Ketika Naftali mulai bertugas, SD Yopmeos hanya memiliki 3 guru, seorang merangkap sebagai kepala sekolah. Sang kepala sekolah ini kini menjadi sahabat karibnya.
Pahit getir mengiringi Naftali selama bertugas di SD Yopmeos. Satu kepedihan bagi dirinya di antaranya adalah keterlambatan kenaikan pangkat. Para guru memang tidak pernah mengusulkan kenaikan pangkat hingga 2002. Penyebabnya, apalagi kalau bukan sulitnya transportasi.

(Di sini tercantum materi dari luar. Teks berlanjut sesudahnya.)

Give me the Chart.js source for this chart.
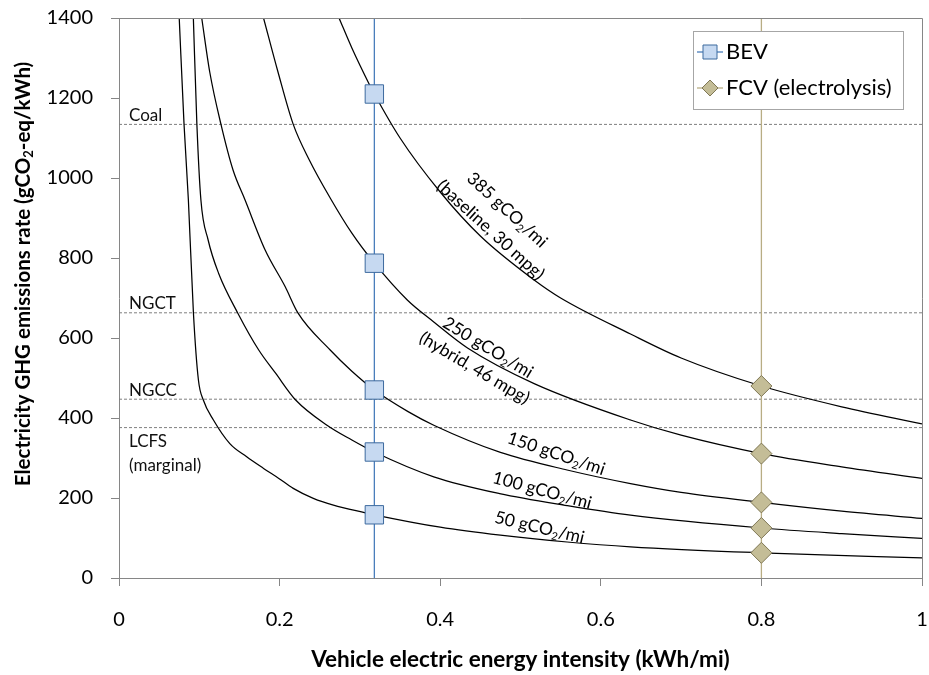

Menurut cerita dari rekan Naftali yaitu Karim Saleh yang menjadi kendala banyak terutama masalah kenaikan pangkat. Kendala utama mereka harus menyeberang ke kota, itu yang sulit. Kendala lainnya adalah saat mengambil gaji. Para guru harus berlayar dulu ke distrik. Para guru seringkali mengambil gaji 3 bulan sekali.
Setelah mengajak saya menyusuri pesisir Naftali membawa saya berkunjung ke rumah seorang yang menurut saya juga luar biasa. Namanya Ester kereway atau biasa dipanggil mama Ester. Mama Ester dulu juga seorang pengajar yang saat ini bergerak di bidang usaha kerajinan. Di kediamannya di jalan Merdeka Manokwari dia menghasilkan berbagai pernik-pernik cindera mata. Ruang tamunya penuh dengan berbagai barang kerajinan baik yang sudah jadi maupun dalam tahap pengerjaan.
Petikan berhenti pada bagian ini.